Code that draws figures
########################################
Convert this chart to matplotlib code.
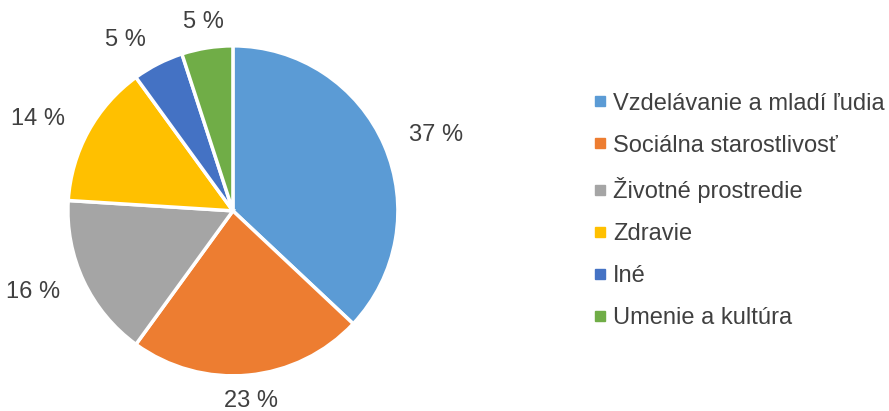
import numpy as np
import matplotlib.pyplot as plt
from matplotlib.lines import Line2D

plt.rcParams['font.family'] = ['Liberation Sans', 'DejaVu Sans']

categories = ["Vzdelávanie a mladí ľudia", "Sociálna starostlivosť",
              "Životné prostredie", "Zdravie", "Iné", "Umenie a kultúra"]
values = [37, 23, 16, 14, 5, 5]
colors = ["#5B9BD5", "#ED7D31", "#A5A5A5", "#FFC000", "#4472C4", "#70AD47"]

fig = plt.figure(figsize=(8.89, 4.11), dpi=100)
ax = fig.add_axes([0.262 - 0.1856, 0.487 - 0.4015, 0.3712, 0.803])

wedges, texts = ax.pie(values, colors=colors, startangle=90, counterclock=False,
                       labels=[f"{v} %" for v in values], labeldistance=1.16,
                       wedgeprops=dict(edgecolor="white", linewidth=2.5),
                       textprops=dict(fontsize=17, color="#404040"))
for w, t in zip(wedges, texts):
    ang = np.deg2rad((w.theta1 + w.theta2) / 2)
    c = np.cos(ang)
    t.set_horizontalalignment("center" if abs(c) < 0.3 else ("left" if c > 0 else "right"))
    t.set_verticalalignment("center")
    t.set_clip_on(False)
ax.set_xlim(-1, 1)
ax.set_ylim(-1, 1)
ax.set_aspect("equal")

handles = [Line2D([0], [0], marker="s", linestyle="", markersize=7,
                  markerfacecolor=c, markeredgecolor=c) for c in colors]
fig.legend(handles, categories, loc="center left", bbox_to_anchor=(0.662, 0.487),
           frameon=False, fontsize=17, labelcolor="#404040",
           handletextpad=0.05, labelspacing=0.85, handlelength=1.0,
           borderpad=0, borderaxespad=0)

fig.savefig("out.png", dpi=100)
########################################
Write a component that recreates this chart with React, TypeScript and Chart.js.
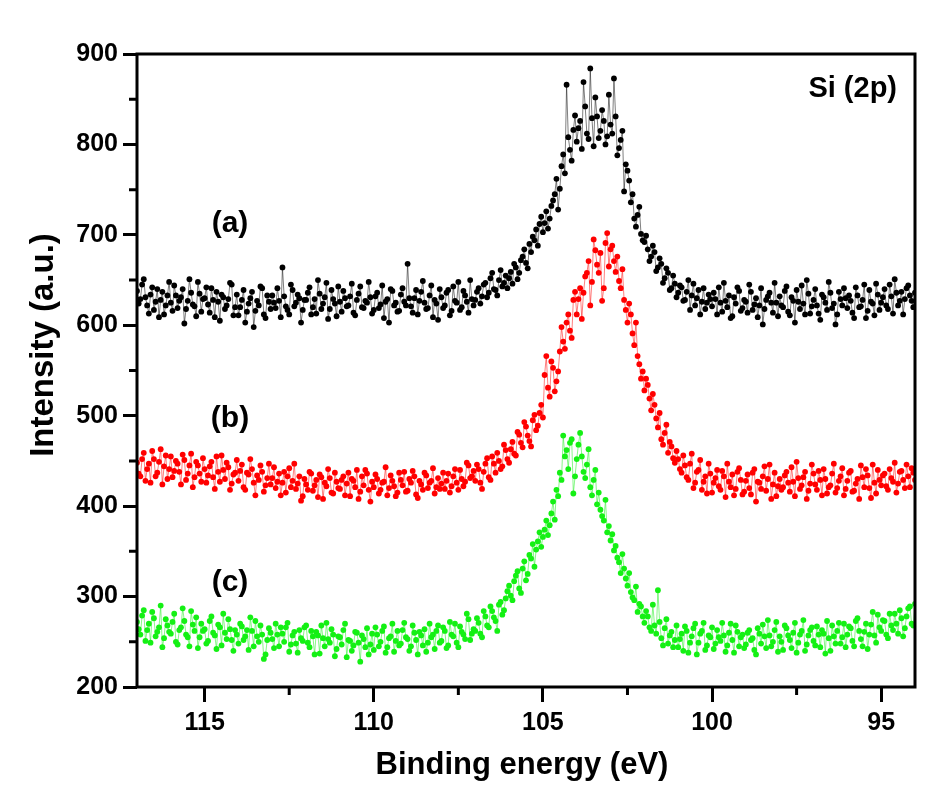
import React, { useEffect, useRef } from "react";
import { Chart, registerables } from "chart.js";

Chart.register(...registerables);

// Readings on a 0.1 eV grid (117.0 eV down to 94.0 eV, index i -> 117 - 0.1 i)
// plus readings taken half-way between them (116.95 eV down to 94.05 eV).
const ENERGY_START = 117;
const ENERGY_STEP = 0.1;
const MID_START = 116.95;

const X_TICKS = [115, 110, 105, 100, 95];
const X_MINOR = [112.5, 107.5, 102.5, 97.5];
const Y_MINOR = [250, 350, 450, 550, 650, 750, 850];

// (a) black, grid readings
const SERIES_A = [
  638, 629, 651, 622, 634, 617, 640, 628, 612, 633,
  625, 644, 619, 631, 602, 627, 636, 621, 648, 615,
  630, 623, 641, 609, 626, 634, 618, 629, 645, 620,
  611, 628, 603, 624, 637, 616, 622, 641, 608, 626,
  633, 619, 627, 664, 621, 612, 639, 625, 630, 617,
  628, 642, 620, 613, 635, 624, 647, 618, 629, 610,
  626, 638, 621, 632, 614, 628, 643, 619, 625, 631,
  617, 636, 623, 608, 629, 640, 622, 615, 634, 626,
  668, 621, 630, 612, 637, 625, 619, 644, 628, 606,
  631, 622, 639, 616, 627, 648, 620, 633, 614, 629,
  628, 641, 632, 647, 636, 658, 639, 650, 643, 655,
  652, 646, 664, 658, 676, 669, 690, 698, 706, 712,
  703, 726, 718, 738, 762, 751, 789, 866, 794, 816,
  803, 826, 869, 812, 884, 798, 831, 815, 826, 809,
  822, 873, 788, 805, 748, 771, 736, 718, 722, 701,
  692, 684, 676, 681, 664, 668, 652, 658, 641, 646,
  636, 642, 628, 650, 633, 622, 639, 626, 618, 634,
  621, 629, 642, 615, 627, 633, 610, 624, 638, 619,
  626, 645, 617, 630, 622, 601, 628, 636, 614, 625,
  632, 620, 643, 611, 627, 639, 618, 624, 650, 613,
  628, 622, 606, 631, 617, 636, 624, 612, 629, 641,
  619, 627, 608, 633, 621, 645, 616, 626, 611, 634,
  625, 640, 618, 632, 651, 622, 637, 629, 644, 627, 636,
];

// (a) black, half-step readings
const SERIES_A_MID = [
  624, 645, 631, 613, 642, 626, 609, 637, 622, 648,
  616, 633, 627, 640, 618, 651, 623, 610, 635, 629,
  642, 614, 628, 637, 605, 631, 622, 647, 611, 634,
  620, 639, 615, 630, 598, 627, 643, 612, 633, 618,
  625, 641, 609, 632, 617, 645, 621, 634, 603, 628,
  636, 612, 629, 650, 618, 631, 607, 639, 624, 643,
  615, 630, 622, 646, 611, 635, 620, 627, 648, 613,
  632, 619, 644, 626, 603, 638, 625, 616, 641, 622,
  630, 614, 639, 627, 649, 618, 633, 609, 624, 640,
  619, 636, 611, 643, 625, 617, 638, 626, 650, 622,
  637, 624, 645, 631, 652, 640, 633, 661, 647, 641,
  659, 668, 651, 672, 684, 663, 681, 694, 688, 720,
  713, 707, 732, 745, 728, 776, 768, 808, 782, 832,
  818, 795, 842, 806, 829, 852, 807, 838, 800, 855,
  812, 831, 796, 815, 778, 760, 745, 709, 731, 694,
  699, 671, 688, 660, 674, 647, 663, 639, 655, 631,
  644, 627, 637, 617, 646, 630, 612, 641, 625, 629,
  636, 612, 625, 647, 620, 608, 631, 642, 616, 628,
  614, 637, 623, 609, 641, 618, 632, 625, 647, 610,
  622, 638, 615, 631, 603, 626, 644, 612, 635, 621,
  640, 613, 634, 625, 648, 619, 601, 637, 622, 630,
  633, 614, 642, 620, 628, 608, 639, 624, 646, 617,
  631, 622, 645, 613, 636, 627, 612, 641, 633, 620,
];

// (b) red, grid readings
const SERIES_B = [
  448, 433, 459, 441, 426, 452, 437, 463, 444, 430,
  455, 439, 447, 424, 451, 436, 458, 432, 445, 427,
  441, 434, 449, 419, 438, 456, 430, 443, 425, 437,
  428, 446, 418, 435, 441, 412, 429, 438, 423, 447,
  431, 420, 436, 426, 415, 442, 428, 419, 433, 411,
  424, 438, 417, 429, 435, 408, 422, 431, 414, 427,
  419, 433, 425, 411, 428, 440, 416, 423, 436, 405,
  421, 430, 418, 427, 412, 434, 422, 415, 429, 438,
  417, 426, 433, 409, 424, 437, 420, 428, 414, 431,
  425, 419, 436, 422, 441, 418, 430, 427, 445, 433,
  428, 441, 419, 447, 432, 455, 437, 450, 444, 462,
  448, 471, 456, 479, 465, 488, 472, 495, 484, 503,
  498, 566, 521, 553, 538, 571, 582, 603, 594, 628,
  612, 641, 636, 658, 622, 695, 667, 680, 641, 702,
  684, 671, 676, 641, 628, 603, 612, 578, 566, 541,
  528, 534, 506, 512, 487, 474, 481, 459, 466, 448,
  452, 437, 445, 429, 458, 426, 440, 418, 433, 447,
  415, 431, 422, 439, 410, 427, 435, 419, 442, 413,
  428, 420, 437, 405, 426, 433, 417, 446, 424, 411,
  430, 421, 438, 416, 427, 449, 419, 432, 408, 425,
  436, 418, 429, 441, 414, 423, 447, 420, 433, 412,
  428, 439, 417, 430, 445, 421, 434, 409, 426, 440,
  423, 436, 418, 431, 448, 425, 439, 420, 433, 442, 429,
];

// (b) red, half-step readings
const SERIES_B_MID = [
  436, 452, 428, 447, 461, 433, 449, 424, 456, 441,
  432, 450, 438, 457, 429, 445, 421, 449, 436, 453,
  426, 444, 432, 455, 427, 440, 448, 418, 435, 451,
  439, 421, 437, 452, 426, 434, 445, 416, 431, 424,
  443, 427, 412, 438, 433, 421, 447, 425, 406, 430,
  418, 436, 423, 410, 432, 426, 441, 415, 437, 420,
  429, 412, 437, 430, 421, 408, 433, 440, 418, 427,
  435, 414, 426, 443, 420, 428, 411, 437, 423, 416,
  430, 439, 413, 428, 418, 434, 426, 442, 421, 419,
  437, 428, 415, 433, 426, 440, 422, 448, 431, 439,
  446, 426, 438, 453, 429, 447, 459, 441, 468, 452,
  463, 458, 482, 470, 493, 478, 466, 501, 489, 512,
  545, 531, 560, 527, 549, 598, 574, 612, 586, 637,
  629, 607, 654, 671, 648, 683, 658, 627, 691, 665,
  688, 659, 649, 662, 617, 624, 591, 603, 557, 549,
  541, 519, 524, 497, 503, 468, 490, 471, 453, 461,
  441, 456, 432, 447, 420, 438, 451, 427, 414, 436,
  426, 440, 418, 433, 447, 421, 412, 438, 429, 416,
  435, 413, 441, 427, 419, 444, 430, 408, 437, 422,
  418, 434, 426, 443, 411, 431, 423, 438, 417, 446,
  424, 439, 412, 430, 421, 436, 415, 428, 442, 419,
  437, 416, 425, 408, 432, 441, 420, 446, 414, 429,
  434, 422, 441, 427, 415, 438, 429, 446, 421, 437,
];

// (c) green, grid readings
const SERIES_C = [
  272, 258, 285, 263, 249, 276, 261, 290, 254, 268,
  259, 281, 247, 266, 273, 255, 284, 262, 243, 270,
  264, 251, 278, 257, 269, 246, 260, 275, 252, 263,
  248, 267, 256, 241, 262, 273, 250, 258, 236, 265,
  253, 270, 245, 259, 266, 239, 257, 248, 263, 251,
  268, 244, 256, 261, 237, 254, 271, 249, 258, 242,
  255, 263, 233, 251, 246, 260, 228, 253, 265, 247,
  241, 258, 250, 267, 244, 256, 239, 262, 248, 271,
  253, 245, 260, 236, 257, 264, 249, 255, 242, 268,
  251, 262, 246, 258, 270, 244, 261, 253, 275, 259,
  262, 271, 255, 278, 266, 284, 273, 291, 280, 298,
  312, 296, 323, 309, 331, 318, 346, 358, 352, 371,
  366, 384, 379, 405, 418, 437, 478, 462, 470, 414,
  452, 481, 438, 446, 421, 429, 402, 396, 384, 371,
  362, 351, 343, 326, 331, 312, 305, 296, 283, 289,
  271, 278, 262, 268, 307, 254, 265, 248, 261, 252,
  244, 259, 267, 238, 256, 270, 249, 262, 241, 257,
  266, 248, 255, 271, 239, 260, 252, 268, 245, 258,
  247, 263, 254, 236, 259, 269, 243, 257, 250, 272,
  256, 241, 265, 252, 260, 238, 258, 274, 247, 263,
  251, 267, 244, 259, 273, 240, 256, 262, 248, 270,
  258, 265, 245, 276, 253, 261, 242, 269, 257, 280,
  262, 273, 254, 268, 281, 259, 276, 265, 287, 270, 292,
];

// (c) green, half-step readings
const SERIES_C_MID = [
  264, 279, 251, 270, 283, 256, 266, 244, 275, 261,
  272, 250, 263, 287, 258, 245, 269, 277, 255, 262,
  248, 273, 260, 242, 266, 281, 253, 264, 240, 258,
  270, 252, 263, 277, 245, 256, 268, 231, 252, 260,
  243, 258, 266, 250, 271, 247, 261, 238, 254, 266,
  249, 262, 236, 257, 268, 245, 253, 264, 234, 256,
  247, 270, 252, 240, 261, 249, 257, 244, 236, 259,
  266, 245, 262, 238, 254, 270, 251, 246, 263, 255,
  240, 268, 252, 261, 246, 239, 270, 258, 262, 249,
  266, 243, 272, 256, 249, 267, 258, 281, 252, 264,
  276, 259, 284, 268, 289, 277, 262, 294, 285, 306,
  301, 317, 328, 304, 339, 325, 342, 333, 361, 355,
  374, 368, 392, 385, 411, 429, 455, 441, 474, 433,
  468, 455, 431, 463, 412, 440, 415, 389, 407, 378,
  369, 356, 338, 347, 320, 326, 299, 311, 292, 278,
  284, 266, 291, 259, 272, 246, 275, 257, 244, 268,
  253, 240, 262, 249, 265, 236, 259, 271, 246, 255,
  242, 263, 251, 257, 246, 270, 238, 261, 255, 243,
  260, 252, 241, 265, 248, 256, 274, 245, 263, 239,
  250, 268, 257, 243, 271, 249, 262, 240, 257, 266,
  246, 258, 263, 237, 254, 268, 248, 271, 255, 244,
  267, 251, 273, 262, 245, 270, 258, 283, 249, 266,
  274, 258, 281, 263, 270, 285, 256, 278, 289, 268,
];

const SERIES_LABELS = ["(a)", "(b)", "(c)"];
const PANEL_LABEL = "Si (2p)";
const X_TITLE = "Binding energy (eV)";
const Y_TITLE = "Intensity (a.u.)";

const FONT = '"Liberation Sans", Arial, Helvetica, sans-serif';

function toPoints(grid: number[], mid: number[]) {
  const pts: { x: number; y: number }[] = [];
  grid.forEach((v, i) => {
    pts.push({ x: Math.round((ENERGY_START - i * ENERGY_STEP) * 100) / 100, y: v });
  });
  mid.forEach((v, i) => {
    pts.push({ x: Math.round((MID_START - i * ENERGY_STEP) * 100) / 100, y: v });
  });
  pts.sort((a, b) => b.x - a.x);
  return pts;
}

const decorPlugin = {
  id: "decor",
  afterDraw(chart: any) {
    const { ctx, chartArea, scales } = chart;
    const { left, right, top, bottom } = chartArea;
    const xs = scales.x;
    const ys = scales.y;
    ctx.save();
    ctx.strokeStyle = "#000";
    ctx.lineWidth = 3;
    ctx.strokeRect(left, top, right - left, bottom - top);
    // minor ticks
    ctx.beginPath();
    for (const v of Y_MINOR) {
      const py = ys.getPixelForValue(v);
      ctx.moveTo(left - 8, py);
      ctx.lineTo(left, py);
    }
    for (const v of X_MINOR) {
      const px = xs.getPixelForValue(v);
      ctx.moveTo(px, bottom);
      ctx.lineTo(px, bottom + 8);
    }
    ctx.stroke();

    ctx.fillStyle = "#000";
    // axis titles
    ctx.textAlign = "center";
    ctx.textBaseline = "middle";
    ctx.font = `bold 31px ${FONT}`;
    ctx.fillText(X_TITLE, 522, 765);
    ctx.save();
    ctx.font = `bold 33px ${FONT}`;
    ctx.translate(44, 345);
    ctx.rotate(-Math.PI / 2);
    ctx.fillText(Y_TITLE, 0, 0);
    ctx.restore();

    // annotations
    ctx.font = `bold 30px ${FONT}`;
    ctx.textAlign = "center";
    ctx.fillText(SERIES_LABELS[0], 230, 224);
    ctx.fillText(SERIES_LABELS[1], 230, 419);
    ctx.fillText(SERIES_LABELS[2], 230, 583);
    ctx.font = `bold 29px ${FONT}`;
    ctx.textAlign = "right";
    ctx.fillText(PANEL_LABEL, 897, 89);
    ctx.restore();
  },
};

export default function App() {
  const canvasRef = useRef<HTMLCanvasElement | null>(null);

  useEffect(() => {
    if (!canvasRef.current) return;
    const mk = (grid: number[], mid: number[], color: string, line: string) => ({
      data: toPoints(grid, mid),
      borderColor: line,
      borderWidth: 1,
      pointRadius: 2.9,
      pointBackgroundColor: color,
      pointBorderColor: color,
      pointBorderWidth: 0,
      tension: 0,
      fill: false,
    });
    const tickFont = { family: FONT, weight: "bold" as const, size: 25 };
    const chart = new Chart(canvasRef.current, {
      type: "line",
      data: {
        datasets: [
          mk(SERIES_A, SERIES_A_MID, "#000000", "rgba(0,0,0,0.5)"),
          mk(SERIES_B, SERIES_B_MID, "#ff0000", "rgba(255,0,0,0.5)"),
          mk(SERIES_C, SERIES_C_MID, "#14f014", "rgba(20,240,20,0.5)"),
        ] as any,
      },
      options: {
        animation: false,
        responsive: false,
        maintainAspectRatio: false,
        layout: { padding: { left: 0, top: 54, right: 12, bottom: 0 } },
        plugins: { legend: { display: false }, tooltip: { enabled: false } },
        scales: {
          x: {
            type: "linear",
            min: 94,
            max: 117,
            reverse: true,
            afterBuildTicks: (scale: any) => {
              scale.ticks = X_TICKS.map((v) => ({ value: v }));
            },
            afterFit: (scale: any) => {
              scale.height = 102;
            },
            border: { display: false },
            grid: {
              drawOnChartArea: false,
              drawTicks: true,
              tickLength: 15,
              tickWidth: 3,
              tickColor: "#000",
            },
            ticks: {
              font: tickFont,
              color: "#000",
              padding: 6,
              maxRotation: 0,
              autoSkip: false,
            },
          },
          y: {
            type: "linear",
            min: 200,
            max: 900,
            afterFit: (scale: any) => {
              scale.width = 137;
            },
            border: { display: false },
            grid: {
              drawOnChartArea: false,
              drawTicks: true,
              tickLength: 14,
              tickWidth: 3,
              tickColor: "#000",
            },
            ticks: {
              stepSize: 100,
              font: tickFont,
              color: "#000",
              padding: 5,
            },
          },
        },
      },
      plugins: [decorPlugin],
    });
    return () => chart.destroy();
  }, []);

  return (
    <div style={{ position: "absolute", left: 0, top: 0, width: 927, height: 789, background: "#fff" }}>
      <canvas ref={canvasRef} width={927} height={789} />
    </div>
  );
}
########################################
--- Objective ---
Make an exact copy of the lines from the one holding "Write a component" through the one holding "Chart.register(...registerables);", end lines included, without the pictures.

--- Response ---
Write a component that recreates this chart with React, TypeScript and Chart.js.
import React, { useEffect, useRef } from "react";
import { Chart, registerables } from "chart.js";

Chart.register(...registerables);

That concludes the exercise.